L’economia italiana conferma la sua debolezza. È quanto sostiene il rapporto Congiuntura Flash di Confindustria che sottolinea l’attuale fase di stagnazione. Nel 4° trimestre il PIL italiano è stimato “quasi fermo”, dopo il +0,1% registrato nel 3° trimestre: sia i servizi che l’industria restano deboli.
L’RTT index (CSC-TeamSystem) ha continuato a segnalare in ottobre una contrazione dell’attività nei servizi. Per l'industria qualche luce: il 4° trimestre si preannuncia tra luci e ombre dopo un 3° appena positivo (+0,2% il valore aggiunto, ma -2,1% tendenziale) e metà dei settori è in calo (tessile -11,3% tendenziale) e metà cresce (farmaceutica +10,4%).
L’inflazione italiana è scesa ancora a novembre (+0,7% annuo, da +1,7%), grazie a un andamento favorevole di tutte le componenti. I prezzi energetici calano di più (-24,4% da -19,7%), mentre continuano a frenare lentamente i prezzi alimentari (+5,8% da +6,3%) e anche quelli degli altri beni (+2,4% da +2,9%) e dei servizi (+3,7% da +4,1%). La misura core (+3,1%) è tuttora elevata.
A dicembre sono rimasti fermi i tassi di FED (5,50%, ultimo rialzo a luglio) e BCE (4,50%). Negli USA lo scenario delineato dai future è di un primo taglio a marzo 2024: ovvero, tassi ai massimi per 7 mesi.
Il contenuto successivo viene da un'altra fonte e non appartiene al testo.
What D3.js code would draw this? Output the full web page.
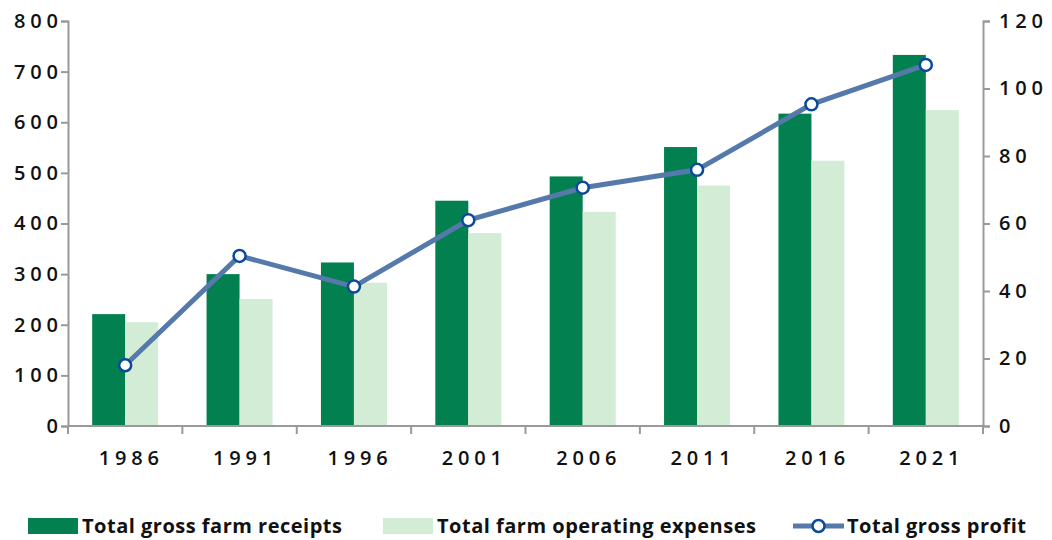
<!DOCTYPE html>
<html>
<head>
<meta charset="utf-8">
<script src="https://cdn.jsdelivr.net/npm/d3@7"></script>
<style>
  body { margin: 0; background: #fff; }
  svg { display: block; }
  .tick text { font-family: "Open Sans", sans-serif; font-weight: 600; font-size: 20px; letter-spacing: 4.8px; fill: #111; }
  .legend text { font-family: "Open Sans", sans-serif; font-weight: 700; font-size: 20px; letter-spacing: 0.5px; fill: #111; }
</style>
</head>
<body>
<svg id="area" width="1052" height="540"></svg>
<script>
const years = ['1986', '1991', '1996', '2001', '2006', '2011', '2016', '2021'];
const receipts = [221, 300, 323, 445, 493, 551, 617, 733];
const expenses = [205, 251, 283, 381, 423, 475, 524, 624];
const profit = [18, 50.4, 41.3, 61, 70.6, 75.9, 95.3, 107];
const leftTicks = [0, 100, 200, 300, 400, 500, 600, 700, 800];
const rightTicks = [0, 20, 40, 60, 80, 100, 120];

const colors = { receipts: '#03804f', expenses: '#d2ecd6', line: '#5679ac', marker: '#0b4a9b' };

const svg = d3.select('#area');
const margin = { top: 21, right: 69, bottom: 114, left: 68 };
const width = 1052 - margin.left - margin.right;
const height = 540 - margin.top - margin.bottom;

const g = svg.append('g').attr('transform', `translate(${margin.left},${margin.top})`);

const x = d3.scaleBand().domain(years).range([0, width]).padding(0);
const x1 = d3.scaleBand().domain(['receipts', 'expenses']).range([0, x.bandwidth()]).paddingOuter(0.733).paddingInner(0);
const yLeft = d3.scaleLinear().domain([0, 800]).range([height, 0]);
const yRight = d3.scaleLinear().domain([0, 120]).range([height, 0]);

const rows = years.map((year, i) => ({ year, receipts: receipts[i], expenses: expenses[i], profit: profit[i] }));

// bars
const groups = g.append('g').selectAll('g')
  .data(rows)
  .join('g')
  .attr('transform', (d) => `translate(${x(d.year)},0)`);

groups.selectAll('rect')
  .data((d) => ['receipts', 'expenses'].map((k) => ({ key: k, value: d[k] })))
  .join('rect')
  .attr('x', (d) => x1(d.key))
  .attr('width', x1.bandwidth())
  .attr('y', (d) => yLeft(d.value))
  .attr('height', (d) => height - yLeft(d.value))
  .attr('fill', (d) => colors[d.key]);

// axes
const styleAxis = (sel) => {
  sel.select('.domain').attr('stroke', '#999').attr('stroke-width', 2);
  sel.selectAll('.tick line').attr('stroke', '#999').attr('stroke-width', 2);
};

g.append('g')
  .call(d3.axisLeft(yLeft).tickValues(leftTicks).tickSize(7).tickSizeOuter(7).tickPadding(3))
  .call(styleAxis)
  .call((s) => s.selectAll('.tick text').attr('dx', '4.8px'));

g.append('g')
  .attr('transform', `translate(${width},0)`)
  .call(d3.axisRight(yRight).tickValues(rightTicks).tickSize(7).tickSizeOuter(7).tickPadding(9))
  .call(styleAxis);

const xAxis = g.append('g')
  .attr('transform', `translate(0,${height})`)
  .call(d3.axisBottom(x).tickSize(0).tickPadding(25))
  .call(styleAxis);
xAxis.select('.domain').attr('d', `M0,0H${width}`);
xAxis.selectAll('.tick text').attr('dx', '6px');

// category separators
g.append('g')
  .selectAll('line')
  .data(years.concat(['end']))
  .join('line')
  .attr('x1', (d, i) => i * x.step())
  .attr('x2', (d, i) => i * x.step())
  .attr('y1', height)
  .attr('y2', height + 8)
  .attr('stroke', '#999')
  .attr('stroke-width', 2);

// profit line
const line = d3.line()
  .x((d) => x(d.year) + x.bandwidth() / 2)
  .y((d) => yRight(d.profit));

g.append('path')
  .datum(rows)
  .attr('d', line)
  .attr('fill', 'none')
  .attr('stroke', colors.line)
  .attr('stroke-width', 5);

g.append('g')
  .selectAll('circle')
  .data(rows)
  .join('circle')
  .attr('cx', (d) => x(d.year) + x.bandwidth() / 2)
  .attr('cy', (d) => yRight(d.profit))
  .attr('r', 6)
  .attr('fill', '#fff')
  .attr('stroke', colors.marker)
  .attr('stroke-width', 2.5);

// legend
const legend = svg.append('g').attr('class', 'legend').attr('transform', 'translate(0,526)');
const items = [
  { label: 'Total gross farm receipts', type: 'rect', color: colors.receipts, x: 28 },
  { label: 'Total farm operating expenses', type: 'rect', color: colors.expenses, x: 383 },
  { label: 'Total gross profit', type: 'line', color: colors.line, x: 793 },
];

items.forEach((it) => {
  const item = legend.append('g').attr('transform', `translate(${it.x},0)`);
  if (it.type === 'rect') {
    item.append('rect').attr('x', 0).attr('y', -8).attr('width', 50).attr('height', 16).attr('fill', it.color);
  } else {
    item.append('line').attr('x1', 0).attr('x2', 51).attr('y1', 0).attr('y2', 0)
      .attr('stroke', it.color).attr('stroke-width', 5);
    item.append('circle').attr('cx', 25.5).attr('cy', 0).attr('r', 6)
      .attr('fill', '#fff').attr('stroke', colors.marker).attr('stroke-width', 2.5);
  }
  item.append('text').attr('x', 54).attr('y', 0).attr('dy', '0.36em').text(it.label);
});
</script>
</body>
</html>
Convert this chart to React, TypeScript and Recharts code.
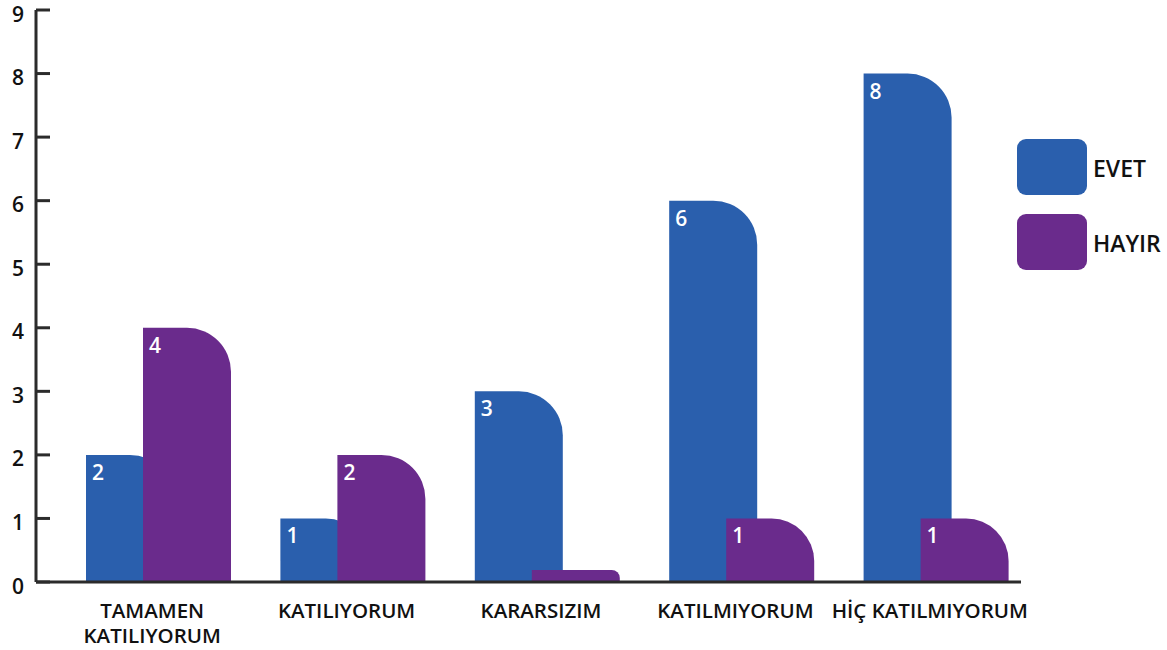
import React from 'react';
import { BarChart, Bar, XAxis, YAxis, Legend, LabelList } from 'recharts';

const categories = ['TAMAMEN\nKATILIYORUM', 'KATILIYORUM', 'KARARSIZIM', 'KATILMIYORUM', 'HİÇ KATILMIYORUM'];
const evetValues = [2, 1, 3, 6, 8];
const hayirValues = [4, 2, 0, 1, 1];
const yTicks = [0, 1, 2, 3, 4, 5, 6, 7, 8, 9];
const seriesNames = ['EVET', 'HAYIR'];

const BLUE = '#2A5FAD';
const PURPLE = '#6A2B8C';
const AXIS = '#2b2b2b';
const TEXT = '#111111';
const FONT = '"Open Sans", "Noto Sans", sans-serif';

const data = categories.map((c, i) => ({ name: c, evet: evetValues[i], hayir: hayirValues[i] }));

const RoundedBar = (props: any) => {
  const { x, y, width, height, fill } = props;
  if (!width || height == null) return null;
  const h = Math.abs(height);
  const top = height >= 0 ? y : y + height;
  const r = Math.max(0, Math.min(50, width / 2, h * 0.67));
  const d = `M${x},${top + h} L${x},${top} L${x + width - r},${top} A${r},${r} 0 0 1 ${x + width},${top + r} L${x + width},${top + h} Z`;
  return <path d={d} fill={fill} />;
};

const YTick = (props: any) => {
  const { x, y, payload } = props;
  return (
    <g>
      <line x1={x} x2={x + 14} y1={y} y2={y} stroke={AXIS} strokeWidth={3} />
      <text x={x - 12} y={y} dy={11.5} textAnchor="end" fontFamily={FONT} fontSize={21} fontWeight={600} fill={TEXT}>
        {payload.value}
      </text>
    </g>
  );
};

const RightTick = (props: any) => {
  const { x, y } = props;
  return <line x1={x} x2={x} y1={y} y2={y - 8} stroke={AXIS} strokeWidth={3} />;
};

const XTick = (props: any) => {
  const { x, y, payload } = props;
  const lines = String(payload.value).split('\n');
  const cx = x - 6;
  return (
    <text x={cx} y={y + 35.5} textAnchor="middle" fontFamily={FONT} fontSize={20.5} fontWeight={600} fill={TEXT}>
      {lines.map((l, i) => (
        <tspan key={i} x={cx} dy={i === 0 ? 0 : 25}>
          {l}
        </tspan>
      ))}
    </text>
  );
};

const ValueLabel = (props: any) => {
  const { x, y, value } = props;
  if (!value) return null;
  return (
    <text x={Number(x) + 6} y={Number(y) + 25} fontFamily={FONT} fontSize={21} fontWeight={600} fill="#ffffff">
      {value}
    </text>
  );
};

const renderLegend = (props: any) => {
  const payload = props.payload || [];
  return (
    <svg width={150} height={140} style={{ display: 'block' }}>
      {payload.map((p: any, i: number) => (
        <g key={i}>
          <rect x={0} y={i * 75} width={70} height={56} rx={9} ry={9} fill={p.color} />
          <text x={76} y={i * 75 + 38} fontFamily={FONT} fontSize={23} fontWeight={600} fill={TEXT}>
            {p.value}
          </text>
        </g>
      ))}
    </svg>
  );
};

export default function App() {
  return (
    <div style={{ position: 'absolute', left: 0, top: 0, width: 1167, height: 650, background: '#fff' }}>
      <BarChart
        width={1167}
        height={650}
        data={data}
        margin={{ top: 10, right: 146, bottom: 0, left: 0 }}
        barSize={88}
        barGap={-31}
      >
        <XAxis
          dataKey="name"
          interval={0}
          tickLine={false}
          tickSize={0}
          tickMargin={0}
          height={68}
          padding={{ left: 25, right: -12 }}
          axisLine={{ stroke: AXIS, strokeWidth: 3 }}
          tick={<XTick />}
        />
        <YAxis
          domain={[0, 9]}
          ticks={yTicks}
          interval={0}
          width={36}
          tickLine={false}
          tickSize={0}
          tickMargin={0}
          axisLine={{ stroke: AXIS, strokeWidth: 3 }}
          tick={<YTick />}
        />
        <YAxis
          yAxisId="r"
          orientation="right"
          domain={[0, 9]}
          ticks={[0]}
          width={0}
          axisLine={false}
          tickLine={false}
          tickSize={0}
          tickMargin={0}
          tick={<RightTick />}
        />
        <Legend
          layout="vertical"
          align="center"
          verticalAlign="middle"
          wrapperStyle={{ top: 139, left: 1017, width: 150, height: 140 }}
          content={renderLegend}
        />
        <Bar dataKey="evet" name={seriesNames[0]} fill={BLUE} shape={<RoundedBar />} isAnimationActive={false}>
          <LabelList dataKey="evet" content={<ValueLabel />} />
        </Bar>
        <Bar dataKey="hayir" name={seriesNames[1]} fill={PURPLE} shape={<RoundedBar />} minPointSize={12} isAnimationActive={false}>
          <LabelList dataKey="hayir" content={<ValueLabel />} />
        </Bar>
      </BarChart>
    </div>
  );
}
Nell’Eurozona i mercati si aspettano mosse simili, con tagli nel 2024. Il rischio che si decidano nuovi rialzi negli USA (e in Europa) non può essere escluso, ma il calo dell’inflazione lo ha reso meno probabile. Intanto, il BTP italiano è sceso di 0,95 punti dal picco di ottobre (il Bund di 0,65).
Il “caro credito” frena gli investimenti. A ottobre il costo del credito per le imprese italiane è salito ancora (5,46% in media, 5,95% per le piccole), ma si è attenuata la caduta dei prestiti (-5,5% annuo, dal minimo di -6,7%) e i prestiti in sofferenza si sono assottigliati per il secondo mese (19 miliardi). Le condizioni difficili del credito ne riducono l’uso per finanziare investimenti (-0,1%): quelli delle imprese in impianti e macchinari registrano il secondo calo di seguito (-0,9% nel 3° trimestre, -0,4% nel 2°), mentre quelli in costruzioni recuperano (+0,6% in fabbricati non residenziali, +0,4% in abitazioni).
Il lavoro non spinge i consumi. Con un’inflazione annua di 5,7% acquisita a novembre, non si vede una spinta del mercato del lavoro ai consumi delle famiglie: robusti nel 3° trimestre (+0,7%), in frenata nel 4° trimestre.
C’è una voce tra le componenti del PIL italiano (appena +0,1% tendenziale nel 3° trimestre 2023) che è andata molto bene nei primi nove mesi di quest’anno e sta sostenendo la dinamica complessiva: fa parte dell’export di servizi (+4,1%) ed è la spesa degli stranieri in viaggio in Italia, ovvero gran parte del valore economico diretto del turismo nel Paese. Il contributo degli stranieri al boom turistico è stato cruciale: a settembre 2023 è proseguita l’espansione della spesa dei viaggiatori esteri in Italia: +11,8% sul 2022 (a prezzi correnti); il record è stato toccato a luglio. Questa spesa, se comparata con i livelli pre-pandemia, mostra un +24,5% sul 2019. Che è solo in piccola parte dovuto all’aumento dei prezzi dei servizi turistici (circa +6% nel 2023). Complessivamente, a fine 2023 gli introiti dal turismo straniero arriveranno oltre i 50 miliardi di euro, superando ampiamente i 30 miliardi relativi al turismo italiano all’estero.
Il rilancio del turismo è compiuto in termini di livelli, ma il ritorno sulla traiettoria di crescita pre-pandemia potrebbe essere ritardato dalla fase di stagnazione che coinvolge l’economia italiana e mondiale. Decisivo sarà cogliere i cambiamenti in atto nel settore, che le imprese italiane sembrano aver ben individuato: preferenze dei viaggiatori più orientate ad esperienze di lusso (+57% nell’ultimo decennio il numero di alberghi a 5 stelle); nuove destinazioni e cambiamento climatico.